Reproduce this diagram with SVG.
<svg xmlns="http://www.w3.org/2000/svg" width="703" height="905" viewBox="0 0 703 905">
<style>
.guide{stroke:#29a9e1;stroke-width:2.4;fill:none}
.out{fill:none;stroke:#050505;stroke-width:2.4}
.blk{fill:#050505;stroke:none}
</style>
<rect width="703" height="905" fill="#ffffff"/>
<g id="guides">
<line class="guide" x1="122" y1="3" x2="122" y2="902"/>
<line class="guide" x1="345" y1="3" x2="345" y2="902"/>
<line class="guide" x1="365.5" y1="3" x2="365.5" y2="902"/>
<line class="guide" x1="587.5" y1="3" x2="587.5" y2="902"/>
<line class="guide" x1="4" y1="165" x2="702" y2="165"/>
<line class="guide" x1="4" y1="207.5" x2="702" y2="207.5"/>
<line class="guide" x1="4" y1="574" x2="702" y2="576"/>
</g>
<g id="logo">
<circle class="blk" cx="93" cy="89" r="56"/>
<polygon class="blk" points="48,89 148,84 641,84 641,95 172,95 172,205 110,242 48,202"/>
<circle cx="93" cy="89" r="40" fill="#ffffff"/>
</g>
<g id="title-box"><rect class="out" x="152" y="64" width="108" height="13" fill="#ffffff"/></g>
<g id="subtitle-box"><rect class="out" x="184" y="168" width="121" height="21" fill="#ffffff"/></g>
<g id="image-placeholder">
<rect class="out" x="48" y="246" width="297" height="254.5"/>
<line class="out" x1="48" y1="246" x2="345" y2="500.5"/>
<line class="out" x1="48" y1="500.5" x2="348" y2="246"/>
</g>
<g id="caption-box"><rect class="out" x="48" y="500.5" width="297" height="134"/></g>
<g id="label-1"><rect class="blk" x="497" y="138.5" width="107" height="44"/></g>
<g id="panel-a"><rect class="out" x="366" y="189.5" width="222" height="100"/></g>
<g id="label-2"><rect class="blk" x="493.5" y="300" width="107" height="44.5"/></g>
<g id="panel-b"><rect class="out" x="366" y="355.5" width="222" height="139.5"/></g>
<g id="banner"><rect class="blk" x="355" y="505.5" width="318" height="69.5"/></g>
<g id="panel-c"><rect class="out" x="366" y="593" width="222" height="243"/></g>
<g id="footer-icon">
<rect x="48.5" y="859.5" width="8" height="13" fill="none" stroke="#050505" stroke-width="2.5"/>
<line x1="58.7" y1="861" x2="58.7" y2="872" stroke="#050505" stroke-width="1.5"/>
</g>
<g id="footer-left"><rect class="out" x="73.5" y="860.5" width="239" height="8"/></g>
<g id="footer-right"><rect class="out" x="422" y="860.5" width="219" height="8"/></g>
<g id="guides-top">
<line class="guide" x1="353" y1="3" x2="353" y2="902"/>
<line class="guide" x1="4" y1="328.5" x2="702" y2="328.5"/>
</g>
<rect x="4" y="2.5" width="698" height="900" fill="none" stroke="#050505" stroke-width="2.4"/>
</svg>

## The exercise
Retype the data in full and match it exactly.

## Output for this task
Reproduce this diagram with SVG.
<svg xmlns="http://www.w3.org/2000/svg" width="703" height="905" viewBox="0 0 703 905">
<style>
.guide{stroke:#29a9e1;stroke-width:2.4;fill:none}
.out{fill:none;stroke:#050505;stroke-width:2.4}
.blk{fill:#050505;stroke:none}
</style>
<rect width="703" height="905" fill="#ffffff"/>
<g id="guides">
<line class="guide" x1="122" y1="3" x2="122" y2="902"/>
<line class="guide" x1="345" y1="3" x2="345" y2="902"/>
<line class="guide" x1="365.5" y1="3" x2="365.5" y2="902"/>
<line class="guide" x1="587.5" y1="3" x2="587.5" y2="902"/>
<line class="guide" x1="4" y1="165" x2="702" y2="165"/>
<line class="guide" x1="4" y1="207.5" x2="702" y2="207.5"/>
<line class="guide" x1="4" y1="574" x2="702" y2="576"/>
</g>
<g id="logo">
<circle class="blk" cx="93" cy="89" r="56"/>
<polygon class="blk" points="48,89 148,84 641,84 641,95 172,95 172,205 110,242 48,202"/>
<circle cx="93" cy="89" r="40" fill="#ffffff"/>
</g>
<g id="title-box"><rect class="out" x="152" y="64" width="108" height="13" fill="#ffffff"/></g>
<g id="subtitle-box"><rect class="out" x="184" y="168" width="121" height="21" fill="#ffffff"/></g>
<g id="image-placeholder">
<rect class="out" x="48" y="246" width="297" height="254.5"/>
<line class="out" x1="48" y1="246" x2="345" y2="500.5"/>
<line class="out" x1="48" y1="500.5" x2="348" y2="246"/>
</g>
<g id="caption-box"><rect class="out" x="48" y="500.5" width="297" height="134"/></g>
<g id="label-1"><rect class="blk" x="497" y="138.5" width="107" height="44"/></g>
<g id="panel-a"><rect class="out" x="366" y="189.5" width="222" height="100"/></g>
<g id="label-2"><rect class="blk" x="493.5" y="300" width="107" height="44.5"/></g>
<g id="panel-b"><rect class="out" x="366" y="355.5" width="222" height="139.5"/></g>
<g id="banner"><rect class="blk" x="355" y="505.5" width="318" height="69.5"/></g>
<g id="panel-c"><rect class="out" x="366" y="593" width="222" height="243"/></g>
<g id="footer-icon">
<rect x="48.5" y="859.5" width="8" height="13" fill="none" stroke="#050505" stroke-width="2.5"/>
<line x1="58.7" y1="861" x2="58.7" y2="872" stroke="#050505" stroke-width="1.5"/>
</g>
<g id="footer-left"><rect class="out" x="73.5" y="860.5" width="239" height="8"/></g>
<g id="footer-right"><rect class="out" x="422" y="860.5" width="219" height="8"/></g>
<g id="guides-top">
<line class="guide" x1="353" y1="3" x2="353" y2="902"/>
<line class="guide" x1="4" y1="328.5" x2="702" y2="328.5"/>
</g>
<rect x="4" y="2.5" width="698" height="900" fill="none" stroke="#050505" stroke-width="2.4"/>
</svg>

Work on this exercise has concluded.